Integrate open solutions into your internal business infrastructure, such as open-source or services that provide full access to data.

For self-testing, we offer a key question:

How often do you hear phrases like "Our database is failing, it takes a couple of months to switch" or "Alex doesn’t work here anymore, it is going to take time to figure out how he set it up"? The absence of such phrases is a sign that you have an effective marketing-analytics system.

5. Banks, financial companies, telecom

Separately we will focus on leading businesses: banks, financial companies, telecom companies etc. They also include restaurants to some extent if their job is to create a stream of customers who fill in application forms on the site.

Key features:

  • A large number of calls and leads are received from the site. It is not net income.
  • For online in such businesses, less than 20% of the total advertising budget is allocated to analytics. Most of it goes to TV, outdoor advertising, and online — works as support.
  • The goal is the number of applications from the site and their cost. Google Analytics 360, according to our observations, is used by 22% of companies that spend more than $100,000 a year on advertising.

Restrictions:

  • Requirements of security service. Since the work is with finance and personal data, any changes in tracking systems and data services should be confirmed with a security service.
  • You can only change something on the site in Q5. The resources of the team that implements changes on the site is very limited. Marketing needs to make many prompt changes to the site. And for telecom companies and banks, this most often involves approvals and large-scale plans.

Popular beliefs:

  • “Everything will solve itself somehow, the main thing is to sit still."
  • “We are special, we don’t need online, it doesn’t make a significant contribution to the business."

Both, in our view, are far from the truth.

Best practices:

  • Save Client ID to internal requisition database.
  • Upload the result and value of online applications to Google BigQuery. You must use an anonymous requisition ID to upload. Personal data is certainly not needed here, even a financial result is optional. But some criterion is needed that will compare the value of applications with each other, for example, on a scale of one to five.

Question for self-examination:

Do you know how much money online advertising has brought to businesses in general and can you prove it? The key is that it isn't necessary to use only online analytics data to answer this question with a yes. There are very good market studies that operate in a whole about the role of online advertising in your business.

How and where to develop marketing-analytics

To be responsible for the use of the advertising budget and its efficiency, we consider it justified to set these goals before colleagues from the analysis department.

In our belief, the best thing a marketing analyst can do is find growth zones and risks to achieve marketing goals. To do this, he performs the following tasks:

  1. Combines data from advertising sources and CRM / ERP.
  2. Sets up attribution models and marketing channel assessments that are consistent with business goals and strategies.
  3. Automates advertising campaign reports. If a one-off report is of understandable value and answers questions from decision-makers, it must be automated and available at any time.
  4. Finds valuable insights into the sales funnel. Retrospective analytics (when an analyst serves simply as an interface to data and is involved in generating on-demand reports) should not be the core task of a talented analyst. He must proactively analyze data, on his own initiative, find insights that allow businesses to achieve goals earlier, and avoid risks.

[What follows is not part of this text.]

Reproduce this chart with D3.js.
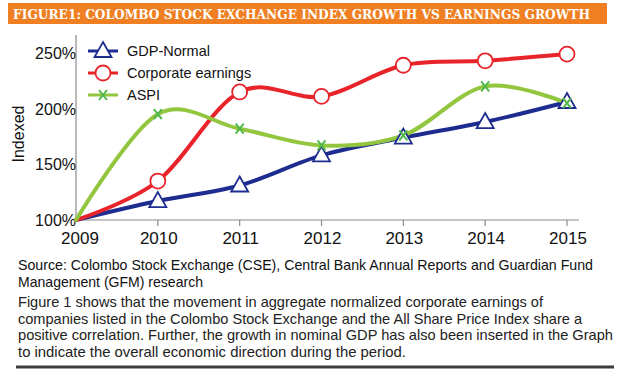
<!DOCTYPE html>
<html lang="en">
<head>
    <meta charset="UTF-8">
    <title>Colombo Stock Exchange Index Growth vs Earnings Growth</title>
    <script src="https://d3js.org/d3.v7.min.js"></script>
    <style>
        body, html {
            margin: 0;
            padding: 0;
            background: #fff;
        }
        svg text {
            font-family: "Liberation Sans", Arial, sans-serif;
        }
    </style>
</head>
<body>
<div id="chart"></div>
<script>
    // values (index, 2009 = 100%)
    const years = ["2009", "2010", "2011", "2012", "2013", "2014", "2015"];
    const gdpNormal = [100, 117, 131, 158, 174, 188, 206];
    const corporateEarnings = [100, 135, 215, 211, 239, 243, 249];
    const aspi = [100, 195, 182, 167, 176, 220, 205];
    const yTicks = [100, 150, 200, 250];

    const titleText = "FIGURE1: COLOMBO STOCK EXCHANGE INDEX GROWTH VS EARNINGS GROWTH";
    const sourceLines = [
        "Source: Colombo Stock Exchange (CSE), Central Bank Annual Reports and Guardian Fund",
        "Management (GFM) research"
    ];
    const noteLines = [
        "Figure 1 shows that the movement in aggregate normalized corporate earnings of",
        "companies listed in the Colombo Stock Exchange and the All Share Price Index share a",
        "positive correlation. Further, the growth in nominal GDP has also been inserted in the Graph",
        "to indicate the overall economic direction during the period."
    ];

    const series = [
        { name: "GDP-Normal", values: gdpNormal, color: "#1d2c8f", marker: "triangle" },
        { name: "Corporate earnings", values: corporateEarnings, color: "#e8232a", marker: "circle" },
        { name: "ASPI", values: aspi, color: "#93c63f", marker: "cross" }
    ];

    const width = 620, height = 386;

    const svg = d3.select("#chart")
        .append("svg")
        .attr("width", width)
        .attr("height", height);

    // title bar
    svg.append("rect")
        .attr("x", 8).attr("y", 3)
        .attr("width", 599).attr("height", 21)
        .attr("fill", "#ef7f22");
    svg.append("text")
        .attr("x", 13).attr("y", 19)
        .attr("textLength", 577)
        .attr("lengthAdjust", "spacingAndGlyphs")
        .style("font-family", "'DejaVu Serif', serif")
        .style("font-weight", "bold")
        .style("font-size", "12.5px")
        .attr("fill", "#fff")
        .text(titleText);

    const x = d3.scalePoint().domain(years).range([76, 567]);
    const y = d3.scaleLinear().domain([100, 250]).range([220, 53]);

    // axes
    svg.append("line")
        .attr("x1", 76).attr("x2", 76)
        .attr("y1", 35).attr("y2", y(100))
        .attr("stroke", "#8a8a8a").attr("stroke-width", 1.2);
    svg.append("line")
        .attr("x1", 76).attr("x2", 579)
        .attr("y1", y(100)).attr("y2", y(100))
        .attr("stroke", "#8a8a8a").attr("stroke-width", 1.2);

    svg.append("g").selectAll("line")
        .data(years.slice(1))
        .enter().append("line")
        .attr("x1", d => x(d)).attr("x2", d => x(d))
        .attr("y1", y(100)).attr("y2", y(100) + 6)
        .attr("stroke", "#8a8a8a").attr("stroke-width", 1.2);

    svg.append("g").selectAll("text")
        .data(years)
        .enter().append("text")
        .attr("x", (d, i) => x(d) + (i === 0 ? 4 : 1))
        .attr("y", 244)
        .attr("text-anchor", "middle")
        .style("font-size", "17px")
        .attr("fill", "#111")
        .text(d => d);

    svg.append("g").selectAll("text")
        .data(yTicks)
        .enter().append("text")
        .attr("x", 76)
        .attr("y", d => y(d) + 6)
        .attr("text-anchor", "end")
        .style("font-size", "16px")
        .attr("fill", "#111")
        .text(d => d + "%");

    svg.append("text")
        .attr("transform", "translate(24,134) rotate(-90)")
        .attr("text-anchor", "middle")
        .style("font-size", "16px")
        .attr("fill", "#111")
        .text("Indexed");

    const line = d3.line()
        .x((d, i) => x(years[i]))
        .y(d => y(d))
        .curve(d3.curveCardinal.tension(0));

    function drawMarker(g, type, color, cx, cy) {
        if (type === "triangle") {
            g.append("path")
                .attr("d", `M${cx},${cy - 9}L${cx + 8.5},${cy + 6}L${cx - 8.5},${cy + 6}Z`)
                .attr("fill", "#fff").attr("stroke", color).attr("stroke-width", 1.8);
        } else if (type === "circle") {
            g.append("circle")
                .attr("cx", cx).attr("cy", cy).attr("r", 7.5)
                .attr("fill", "#fff").attr("stroke", color).attr("stroke-width", 1.8);
        } else {
            g.append("path")
                .attr("d", `M${cx - 4},${cy - 5}L${cx + 4},${cy + 5}M${cx + 4},${cy - 5}L${cx - 4},${cy + 5}`)
                .attr("fill", "none").attr("stroke", "#4fb848").attr("stroke-width", 2);
        }
    }

    series.forEach(s => {
        svg.append("path")
            .datum(s.values)
            .attr("d", line)
            .attr("fill", "none")
            .attr("stroke", s.color)
            .attr("stroke-width", 4)
            .attr("stroke-linecap", "round");
    });

    series.forEach(s => {
        const g = svg.append("g");
        s.values.forEach((v, i) => {
            if (i === 0) return;
            drawMarker(g, s.marker, s.color, x(years[i]), y(v));
        });
    });

    // legend
    const legend = svg.append("g");
    series.forEach((s, i) => {
        const ly = 51 + i * 22;
        legend.append("line")
            .attr("x1", 88).attr("x2", 118)
            .attr("y1", ly).attr("y2", ly)
            .attr("stroke", s.color).attr("stroke-width", 3);
        drawMarker(legend, s.marker, s.color, 103, ly);
        legend.append("text")
            .attr("x", 127).attr("y", ly + 5)
            .style("font-size", "14.5px")
            .attr("fill", "#111")
            .text(s.name);
    });

    // source and note text
    const sourceWidths = [575, 185];
    svg.append("g").selectAll("text")
        .data(sourceLines)
        .enter().append("text")
        .attr("x", 18)
        .attr("y", (d, i) => 270 + i * 17)
        .attr("textLength", (d, i) => sourceWidths[i])
        .attr("lengthAdjust", "spacingAndGlyphs")
        .style("font-size", "14.5px")
        .attr("fill", "#111")
        .text(d => d);

    const noteWidths = [525, 564, 595, 388];
    svg.append("g").selectAll("text")
        .data(noteLines)
        .enter().append("text")
        .attr("x", 18)
        .attr("y", (d, i) => 307 + i * 16.5)
        .attr("textLength", (d, i) => noteWidths[i])
        .attr("lengthAdjust", "spacingAndGlyphs")
        .style("font-size", "14.5px")
        .attr("fill", "#222")
        .text(d => d);

    svg.append("line")
        .attr("x1", 16).attr("x2", 614)
        .attr("y1", 367).attr("y2", 367)
        .attr("stroke", "#3c3c3c").attr("stroke-width", 3);
</script>
</body>
</html>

We want to share with you an example of how to perform these tasks using Google Sheets. We are supporters of using already familiar tools for business, such as Tableau, Data Studio or Google Sheets. And, frankly, we are skeptical of specialized tools that require the user to study an additional interface.

Planned values

The screenshot below highlights the sections and periods in which results are monitored in red. For example, here we see that the planning horizon for business is one month. It's clear that it can also be weekly. And the evaluation of the results, in this case, takes place in two sections: traffic channels and regions. It is clear that the paid advertising manager or email marketer of these sections may have more, it may deepen to the level of campaigns or device types, but for the marketing director most often these two levels are enough.

Metrics here should be precisely those that determine the effectiveness of marketing as a whole. That is, what goals we set for ourselves. A good practice is to reflect the following in a report: the resource metric (most often it's expenditure), the metric of the result (in our example it is the number of transactions and income) and some lead indicator, for example, sessions, or traffic that we attracted.

planned values report
To make such a report effective, two more groups of metrics need to be added: actual and forecast values.

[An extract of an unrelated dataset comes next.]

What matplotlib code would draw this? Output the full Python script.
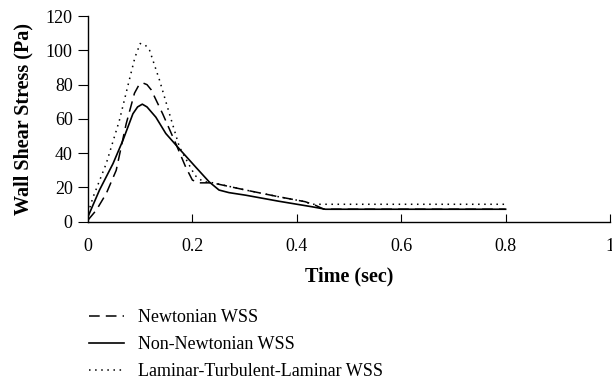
import matplotlib
matplotlib.use('Agg')
import matplotlib.pyplot as plt

plt.rcParams['font.family'] = ['Liberation Serif', 'DejaVu Serif']

# Newtonian WSS (dashed)
t_newt = [0.0, 0.016, 0.035, 0.054, 0.073, 0.089, 0.097, 0.105, 0.113, 0.121, 0.143,
          0.168, 0.187, 0.200, 0.213, 0.238, 0.302, 0.365, 0.416, 0.435, 0.452, 0.8]
v_newt = [1.0, 6.8, 16.5, 30.0, 57.0, 75.0, 79.5, 81.0, 80.0, 77.0, 63.0,
          45.7, 32.0, 24.3, 22.7, 22.7, 18.5, 14.6, 11.7, 9.7, 7.3, 7.3]

# Non-Newtonian WSS (solid)
t_nonn = [0.0, 0.022, 0.048, 0.067, 0.086, 0.095, 0.104, 0.113, 0.130, 0.149, 0.175,
          0.206, 0.232, 0.251, 0.270, 0.302, 0.365, 0.430, 0.455, 0.8]
v_nonn = [3.0, 18.5, 34.0, 47.6, 63.0, 67.0, 68.6, 67.0, 61.0, 51.5, 42.5,
          32.0, 23.3, 18.5, 17.0, 15.5, 12.0, 8.7, 7.3, 7.3]

# Laminar-Turbulent-Laminar WSS (dotted)
t_ltl = [0.0, 0.010, 0.035, 0.060, 0.079, 0.090, 0.100, 0.110, 0.118, 0.137, 0.156,
         0.175, 0.194, 0.205, 0.220, 0.240, 0.302, 0.365, 0.416, 0.428, 0.8]
v_ltl = [5.0, 14.6, 34.0, 59.0, 82.6, 96.0, 104.0, 103.0, 100.0, 82.6, 63.0,
         43.7, 33.0, 27.0, 23.5, 22.7, 18.5, 14.6, 11.7, 10.2, 10.2]

labels = ['Newtonian WSS', 'Non-Newtonian WSS', 'Laminar-Turbulent-Laminar WSS']

fig = plt.figure(figsize=(6.12, 3.83), dpi=100)
ax = fig.add_axes([0.1438, 0.421, 0.853, 0.537])

ax.plot(t_newt, v_newt, color='black', lw=1.1, dashes=(7, 4), label=labels[0])
ax.plot(t_nonn, v_nonn, color='black', lw=1.2, label=labels[1])
ax.plot(t_ltl, v_ltl, color='black', lw=1.1, dashes=(1, 3), label=labels[2])

ax.set_xlim(0, 1)
ax.set_ylim(0, 120)
ax.set_xticks([0, 0.2, 0.4, 0.6, 0.8, 1])
ax.set_xticklabels(['0', '0.2', '0.4', '0.6', '0.8', '1'])
ax.set_yticks(range(0, 121, 20))

for s in ['top', 'right']:
    ax.spines[s].set_visible(False)
ax.spines['left'].set_linewidth(1.0)
ax.spines['bottom'].set_linewidth(1.0)
ax.tick_params(axis='x', direction='in', length=6, labelsize=13, pad=12)
ax.tick_params(axis='y', direction='out', length=7, labelsize=13, pad=4)

ax.set_xlabel('Time (sec)', fontsize=14.5, fontweight='bold', labelpad=8)
ax.set_ylabel('Wall Shear Stress (Pa)', fontsize=14.5, fontweight='bold', labelpad=9)

fig.legend(loc='upper left', bbox_to_anchor=(0.134, 0.212), frameon=False,
           fontsize=13, handlelength=1.95, handletextpad=0.75, labelspacing=0.55,
           borderaxespad=0)

fig.savefig('out.png', dpi=100)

It’s easy to add actual values if your data is already merged:
actual values report
But forecast values are the most interesting metric that makes a report like this the most valuable for business:
forecast values report
Combining fact, plan, and forecast, we build a simple summary table at the top level, which shows us the plan broken down by month (in this case we analyze income). Please note that for the current month (the screenshot was made in February) we have part of the income that we will receive according to the forecast.

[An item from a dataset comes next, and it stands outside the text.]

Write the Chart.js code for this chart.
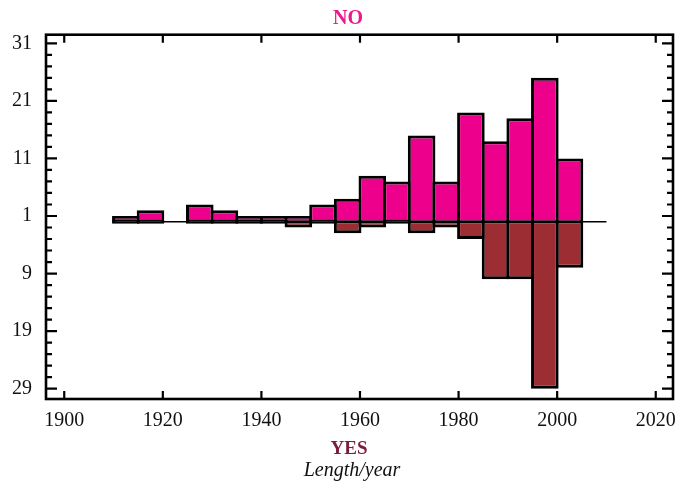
<!DOCTYPE html>
<html lang="en">
  <head>
    <meta charset="UTF-8" />
    <title>Length/year NO vs YES</title>
    <style>
      html, body { margin: 0; padding: 0; background: #ffffff; }
      canvas { display: block; }
    </style>
  </head>
  <body>
    <canvas id="lengthChart" width="694" height="483"></canvas>
    <script src="https://cdn.jsdelivr.net/npm/chart.js@4.4.2/dist/chart.umd.min.js"></script>
    <script>
      // 5-year bins, start year of each bin
      const binStarts = [1910, 1915, 1920, 1925, 1930, 1935, 1940, 1945, 1950, 1955,
        1960, 1965, 1970, 1975, 1980, 1985, 1990, 1995, 2000];
      const binWidth = 5;
      // counts (NO drawn upward, YES drawn downward)
      const noCounts = [1, 2, null, 3, 2, 1, 1, 1, 3, 4, 8, 7, 15, 7, 19, 14, 18, 25, 11];
      const yesCounts = [0, 0, null, 0, 0, 0, 0, 1, 0, 2, 1, 0, 2, 1, 3, 10, 10, 29, 8];
      const baselineSpan = [1910, 2010];

      const xTickYears = [1900, 1920, 1940, 1960, 1980, 2000, 2020];
      const yTickValues = [-29, -19, -9, 1, 11, 21, 31];
      const yMinorValues = [];
      for (let v = -29; v <= 31; v += 2) yMinorValues.push(v);

      const serif = '"Liberation Serif", "Times New Roman", serif';
      const pink = "#ec008c";
      const brown = "#9b2d33";

      const frameAndTicks = {
        id: "frameAndTicks",
        afterDraw(chart) {
          const { ctx, chartArea: a, scales } = chart;
          ctx.save();
          ctx.strokeStyle = "#000";
          ctx.lineCap = "butt";
          ctx.lineWidth = 2.2;
          ctx.beginPath();
          for (const v of yMinorValues) {
            const y = scales.y.getPixelForValue(v);
            const len = yTickValues.includes(v) ? 11 : 6;
            ctx.moveTo(a.left, y); ctx.lineTo(a.left + len, y);
            ctx.moveTo(a.right, y); ctx.lineTo(a.right - len, y);
          }
          for (const yr of xTickYears) {
            const x = scales.x.getPixelForValue(yr);
            ctx.moveTo(x, a.bottom); ctx.lineTo(x, a.bottom - 8);
            ctx.moveTo(x, a.top); ctx.lineTo(x, a.top + 8);
          }
          ctx.stroke();
          ctx.lineWidth = 2.6;
          ctx.strokeRect(a.left, a.top, a.right - a.left, a.bottom - a.top);

          const cx = chart.width / 2;
          ctx.textAlign = "center";
          ctx.textBaseline = "middle";
          ctx.fillStyle = "#ee168c";
          ctx.font = "bold 20px " + serif;
          ctx.fillText("NO", cx + 1, 19);
          ctx.fillStyle = "#7b1d3e";
          ctx.font = "bold 19px " + serif;
          ctx.fillText("YES", cx + 2, 449);
          ctx.fillStyle = "#111";
          ctx.font = "italic 20px " + serif;
          ctx.fillText("Length/year", cx + 5, 471);
          ctx.restore();
        },
      };

      const ctx = document.getElementById("lengthChart").getContext("2d");

      new Chart(ctx, {
        type: "bar",
        data: {
          datasets: [
            {
              label: "NO",
              data: binStarts.map((s, i) => ({ x: s + binWidth / 2, y: noCounts[i] })),
              backgroundColor: pink,
              borderColor: "#000",
              borderWidth: { top: 3, left: 3, right: 3, bottom: 1.5 },
              borderSkipped: false,
              grouped: false,
              barPercentage: 1.12,
              categoryPercentage: 1,
              order: 2,
            },
            {
              label: "YES",
              data: binStarts.map((s, i) => ({ x: s + binWidth / 2, y: yesCounts[i] === null ? null : -yesCounts[i] })),
              backgroundColor: brown,
              borderColor: "#000",
              borderWidth: { top: 1.5, left: 3, right: 3, bottom: 3 },
              borderSkipped: false,
              grouped: false,
              barPercentage: 1.12,
              categoryPercentage: 1,
              minBarLength: 4,
              order: 1,
            },
            {
              type: "line",
              label: "baseline",
              data: baselineSpan.map((x) => ({ x, y: 0 })),
              borderColor: "#000",
              borderWidth: 1.6,
              pointRadius: 0,
              order: 3,
            },
          ],
        },
        options: {
          responsive: false,
          animation: false,
          layout: { padding: { top: 34.7, left: 0, right: 21, bottom: 0 } },
          plugins: {
            legend: { display: false },
            tooltip: { enabled: false },
          },
          scales: {
            x: {
              type: "linear",
              offset: false,
              min: 1896.3,
              max: 2023.5,
              grid: { display: false, drawTicks: false, offset: false },
              border: { display: false },
              afterBuildTicks(scale) {
                scale.ticks = xTickYears.map((value) => ({ value }));
              },
              afterFit(scale) {
                scale.height = 84;
                scale.paddingLeft = 0;
                scale.paddingRight = 0;
              },
              ticks: {
                autoSkip: false,
                maxRotation: 0,
                padding: 10,
                color: "#111",
                font: { family: serif, size: 20 },
                callback: (v) => String(v),
              },
            },
            y: {
              min: -30.8,
              max: 32.5,
              grid: { display: false, drawTicks: false },
              border: { display: false },
              afterBuildTicks(scale) {
                scale.ticks = yTickValues.map((value) => ({ value }));
              },
              afterFit(scale) {
                scale.width = 46;
                scale.paddingTop = 0;
                scale.paddingBottom = 0;
              },
              ticks: {
                autoSkip: false,
                padding: 14,
                color: "#111",
                font: { family: serif, size: 20 },
                callback: (v) => String(Math.abs(v)),
              },
            },
          },
        },
        plugins: [frameAndTicks],
      });
    </script>
  </body>
</html>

On the simple chart on the right, you can see the following: the yellow line is the planned income that is defined by the business. Light blue columns are the projected income that counts based on the collected data and market trends (if you have access to them) and blue columns are the actual income earned.
graph with forecast
The forecast can always be built. The only question is with what accuracy. It is the quality of forecasting and the ability to find insights in forecasts that determines the level of marketing-analytics in the business. Forecasting is a separate interesting topic about which you can read more in the article “How to predict growth areas and risks in a marketing plan based on data."
By breaking down the planned, predicted, and actual figures in the desired sections, you can build a table in the format you want. In the example below, you see metrics such as sessions, expenses, transactions, and revenue. ROAS or CRR may also be added. You then group the data in the table by the sections you need for analysis. In our example, these are months, channel groups, and regions:
pivot table with a forecast
The value of this report is in pink columns, which show the deviation of fact from the plan in the past period and, most valuably, the deviation of the forecast from the plan in the future period. This makes it possible to take into account the trends that exist in advertising channels (an increase of CPA, an increase of traffic, fall of sales, etc.) before they become the past and we will not be able to make use of them.